Recent meetings of the GST Council are following a predictable pattern — some rates of tax are decided, some rules are finalised and matters to be decided in the next meeting are announced. Press conferences held after the Council meetings reiterate that July 1 is the appointed date for introduction of GST in India. There is no doubting the fact that the earlier GST is introduced, the better it is since both the taxpaying and the tax collecting community can commence the long process of getting used to the new tax.

But introducing GST in its present form and shape on July 1 is going to add to the already-existing confusion on many aspects of the law. There are many reasons to push the implementation date to September 1.

Many State governments are yet to pass their SGST laws. This may be only a formality since the State laws invariably repeat all the 174 section of the CGST law but still the administrative act of passing the Act has to be done. In transitioning to GST, the transition return is a very important document since taxpayers can claim credit on the indirect taxes paid on their closing stock before the appointed day. This form has not yet been finalised and issued.

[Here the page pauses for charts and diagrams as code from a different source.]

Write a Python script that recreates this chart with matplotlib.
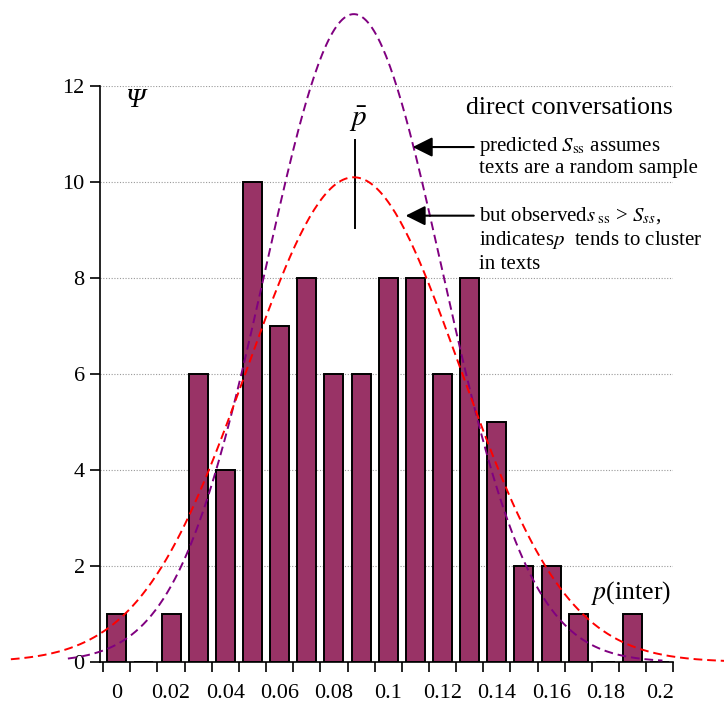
import numpy as np
import matplotlib
matplotlib.use("Agg")
from matplotlib import pyplot as plt

plt.rcParams['font.family'] = ['Liberation Serif', 'DejaVu Serif']
plt.rcParams['mathtext.fontset'] = 'stix'

# histogram of p(inter) per text
p_bins = [0.00, 0.01, 0.02, 0.03, 0.04, 0.05, 0.06, 0.07, 0.08, 0.09,
          0.10, 0.11, 0.12, 0.13, 0.14, 0.15, 0.16, 0.17, 0.18, 0.19, 0.20]
counts = [1, 0, 1, 6, 4, 10, 7, 8, 6, 6, 8, 8, 6, 8, 5, 2, 2, 1, 0, 1, 0]
x_labels = ['0', '0.02', '0.04', '0.06', '0.08', '0.1', '0.12', '0.14', '0.16', '0.18', '0.2']

# normal curves (mean, sd, peak height, x range drawn)
p_mean = 0.0873
pred_sd, pred_peak, pred_range = 0.0325, 13.5, (-0.018, 0.201)
obs_sd, obs_peak, obs_range = 0.0392, 10.1, (-0.039, 0.224)

fig = plt.figure(figsize=(7.24, 7.04), dpi=100)
ax = fig.add_axes([0.138, 0.0597, 0.792, 0.818])

ax.bar(p_bins, counts, width=0.007, color='#993366', edgecolor='black', linewidth=1.4, zorder=2)

def curve(sd, peak, rng):
    xs = np.linspace(rng[0], rng[1], 300)
    return xs, peak * np.exp(-0.5 * ((xs - p_mean) / sd) ** 2)

xp, yp = curve(pred_sd, pred_peak, pred_range)
xo, yo = curve(obs_sd, obs_peak, obs_range)
ax.plot(xp, yp, color='#800080', lw=1.4, dashes=(4.5, 2.5), clip_on=False, zorder=3)
ax.plot(xo, yo, color='#FF0000', lw=1.4, dashes=(4.5, 2.5), clip_on=False, zorder=3)

ax.set_xlim(-0.0062, 0.205)
ax.set_ylim(0, 12)
ax.set_yticks(range(0, 13, 2))
ax.yaxis.grid(True, linestyle=(0, (1, 1.5)), color='#999999', lw=0.8)
ax.set_axisbelow(True)

ax.set_xticks([float(l) for l in x_labels])
ax.set_xticklabels(x_labels)
ax.set_xticks(np.arange(-0.005, 0.206, 0.01), minor=True)
ax.tick_params(axis='x', which='major', length=0, pad=16, labelsize=16)
ax.tick_params(axis='x', which='minor', length=7, width=1.2, direction='out')
ax.tick_params(axis='y', length=7, width=1.2, direction='out', labelsize=16, pad=4)

for s in ['top', 'right']:
    ax.spines[s].set_visible(False)
for s in ['left', 'bottom']:
    ax.spines[s].set_linewidth(1.2)

ax.text(0.0032, 11.7, 'Ψ', style='italic', fontsize=20, va='center', ha='left')
ax.text(0.1285, 11.55, 'direct conversations', fontsize=18.5, va='center', ha='left')
ax.text(0.0888, 11.3, r'$\bar{p}$', fontsize=21, va='center', ha='center')
ax.plot([0.0877, 0.0877], [10.875, 9.04], color='black', lw=1.4, clip_on=False)

arrow = dict(arrowstyle='-|>,head_length=0.6,head_width=0.3', mutation_scale=20,
             color='black', lw=1.5, shrinkA=0, shrinkB=0)
ax.annotate('', xy=(0.109, 10.73), xytext=(0.1315, 10.73), arrowprops=arrow)
ax.annotate('', xy=(0.1064, 9.3), xytext=(0.1315, 9.3), arrowprops=arrow)

fs = 15
ax.text(0.1336, 10.75, r'predicted $S_{\rm ss}$ assumes', fontsize=fs, va='center', ha='left')
ax.text(0.1336, 10.29, 'texts are a random sample', fontsize=fs, va='center', ha='left')
ax.text(0.1336, 9.31, r'but observed$s_{\rm\ ss}$ > $S_{ss}$,', fontsize=fs, va='center', ha='left')
ax.text(0.1336, 8.8, r'indicates$p$  tends to cluster', fontsize=fs, va='center', ha='left')
ax.text(0.1336, 8.28, 'in texts', fontsize=fs, va='center', ha='left')

ax.text(0.2042, 1.44, r'$p$(inter)', fontsize=18.5, va='center', ha='right')

fig.savefig('out.png', dpi=100)
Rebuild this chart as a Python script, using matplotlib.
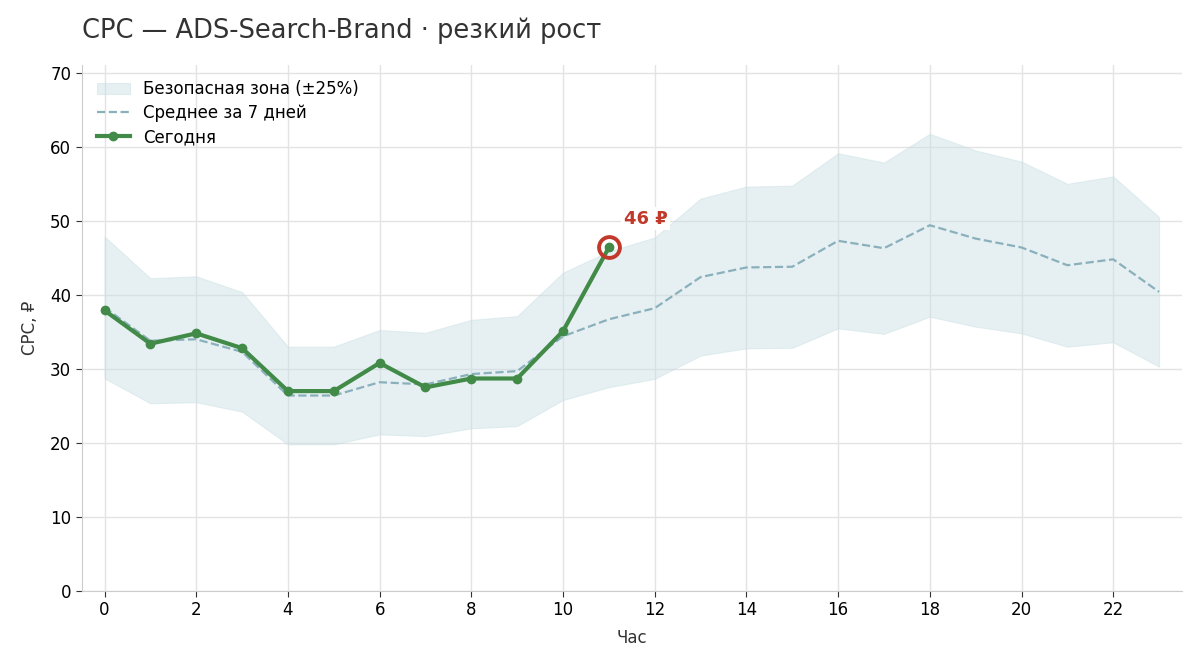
import numpy as np
import matplotlib
matplotlib.use("Agg")
import matplotlib.pyplot as plt

plt.rcParams['font.family'] = ['DejaVu Sans']

hours = list(range(24))
# среднее за 7 дней по часам
avg7 = [38.3, 33.8, 34.0, 32.3, 26.4, 26.4, 28.2, 27.9, 29.3, 29.7, 34.4, 36.7,
        38.2, 42.4, 43.7, 43.8, 47.3, 46.3, 49.4, 47.6, 46.4, 44.0, 44.8, 40.4]
# сегодня, до 11 часа
today = [37.9, 33.4, 34.8, 32.8, 27.0, 27.0, 30.8, 27.5, 28.7, 28.7, 35.1, 46.4]
band = 0.25
last_label = "46 ₽"

avg = np.array(avg7)
lo = avg * (1 - band)
hi = avg * (1 + band)

fig, ax = plt.subplots(figsize=(12, 6.67), dpi=100)
fig.subplots_adjust(left=0.068, right=0.985, top=0.902, bottom=0.114)

ax.fill_between(hours, lo, hi, color='#c9dfe3', alpha=0.45, linewidth=0.8,
                edgecolor='#c9dfe3', label='Безопасная зона (±25%)', zorder=1)
ax.plot(hours, avg7, color='#8ab0bc', linestyle='--', linewidth=1.6,
        label='Среднее за 7 дней', zorder=2)
ax.plot(hours[:len(today)], today, color='#428a48', linewidth=3, marker='o',
        markersize=6, label='Сегодня', zorder=3)

i = len(today) - 1
ax.plot(hours[i], today[i], marker='o', markersize=15, markerfacecolor='none',
        markeredgecolor='#c0392b', markeredgewidth=2.8, zorder=4)
ax.text(hours[i] + 0.33, today[i] + 3.9, last_label, color='#c0392b',
        fontsize=13, fontweight='bold', ha='left', va='center',
        bbox=dict(facecolor='white', edgecolor='none', pad=2), zorder=5)

ax.set_xlim(-0.5, 23.5)
ax.set_ylim(0, 71)
ax.set_xticks(range(0, 24, 2))
ax.set_yticks(range(0, 71, 10))
ax.tick_params(labelsize=12, length=4, color='#333333')

ax.grid(True, color='#e3e3e3', linewidth=1)
ax.set_axisbelow(True)
for s in ['top', 'right']:
    ax.spines[s].set_visible(False)
for s in ['left', 'bottom']:
    ax.spines[s].set_color('#cccccc')

ax.set_xlabel('Час', fontsize=12, color='#333333', labelpad=7)
ax.set_ylabel('CPC, ₽', fontsize=12, color='#333333', labelpad=8)
ax.set_title('CPC — ADS-Search-Brand · резкий рост', loc='left', fontsize=18.5,
             color='#333333', pad=20)

ax.legend(loc='upper left', frameon=False, fontsize=12, labelspacing=0.35)

plt.savefig('out.png', dpi=100)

Even it if is notified on June 11 when the GST Council meets next, the time frame to file the form is too short. The law gives a time limit of two months from the date of introduction of GST to file the form, taxpayers would be keen to strategise the amount of stocks they would need to maintain on the date of introduction of GST.

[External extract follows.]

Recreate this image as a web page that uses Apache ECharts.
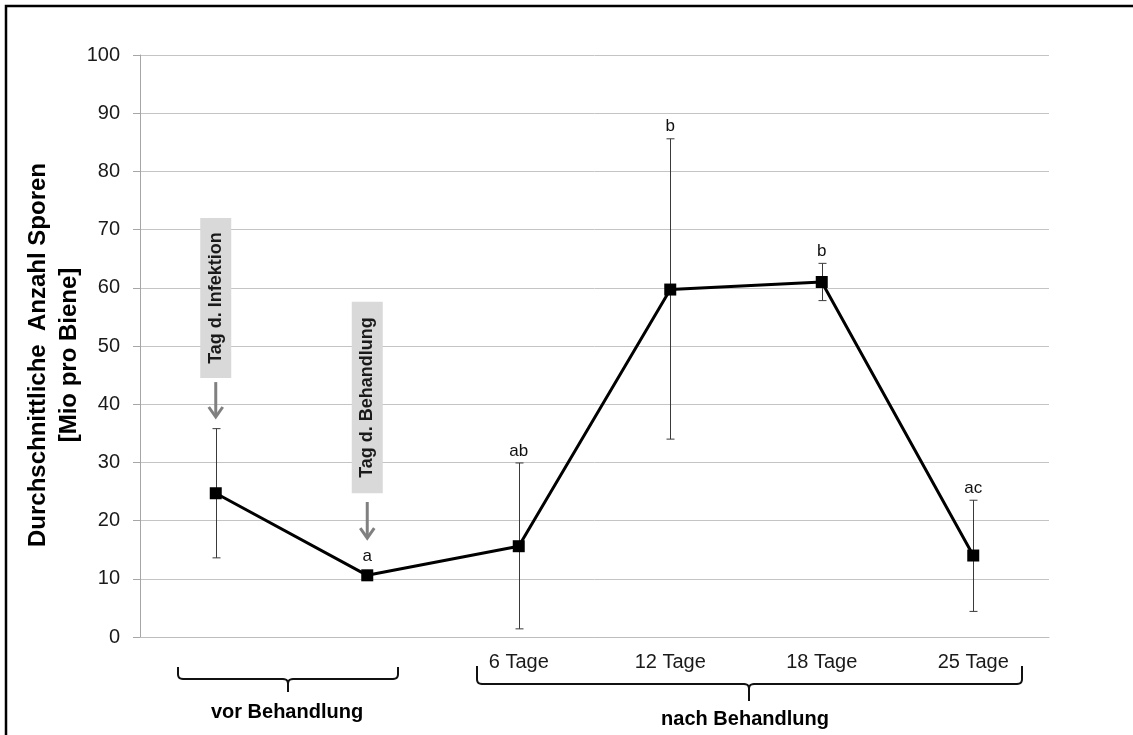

They would certainly rue a situation wherein they have strategised for inventory as on June-end but have to revise it to August-end. While most existing taxpayers have obtained a provisional GST registration, they do not have the final GST registration certificate. In addition, registration of new taxpayers has not even commenced.

Matching invoices

As a law, GST has been structured on the fundamental principle of matching of invoices. The GST portal will do the matching and intimate both the parties with mismatch reports. One of the harshest provisions in the GST law is the one which states that if the mismatch that has not intimated is not rectified in the return for the next month, it will be added to the output tax liability. It is too early to slap the taxpayer with a tax liability within a month for the mistake of his counter party.

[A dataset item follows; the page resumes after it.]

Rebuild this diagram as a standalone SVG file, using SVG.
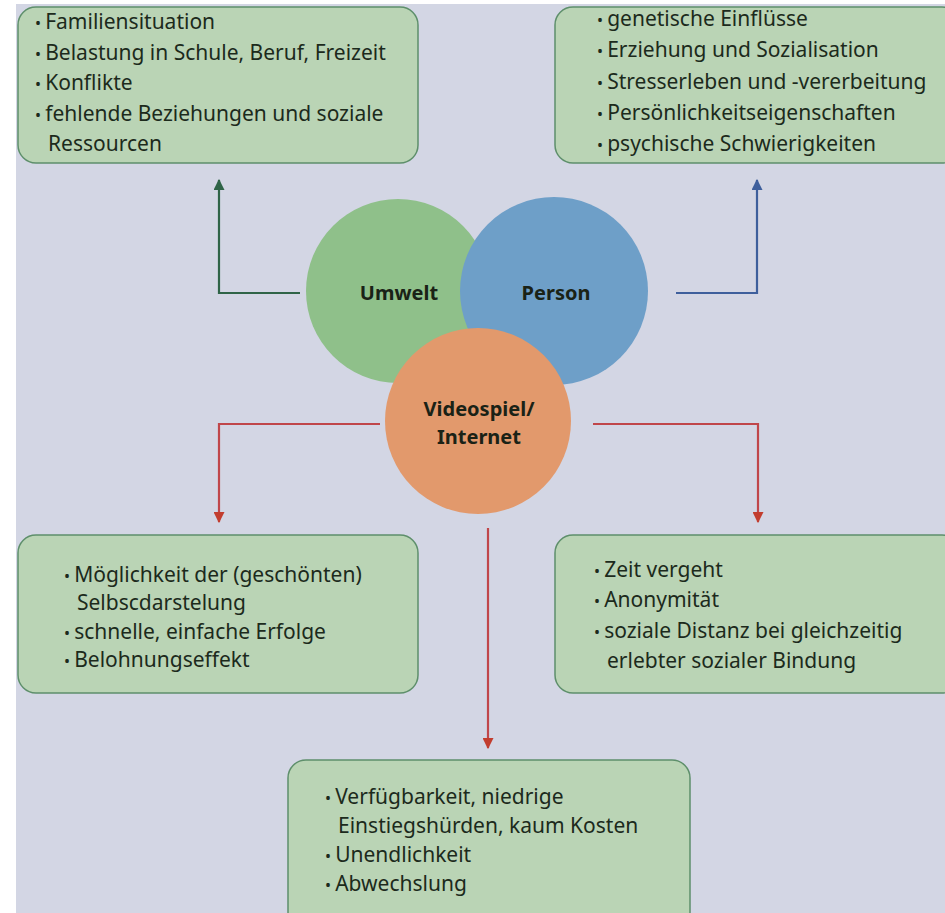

The GST Council would do well to retain the provisions for matching of invoices but defer the provision to add the mismatch to the tax liability of the supplier in the next month. This becomes clear if one looks at the format for mismatch of invoices that has been finalised by the Council. Though this form will be auto populated from the returns of the supplier and his counter party, it will take time for anyone to understand.

Here’s a sample: “Details of Invoices, Debit and Credit Notes of the month of September where reversal was reclaimed in violation of Section 42/43 and that will become payable in the return of October return to be filed by 20th November”.

It would most appropriate for the Government to announce a firm date (September being the ideal choice) for implementation of GST on June 11.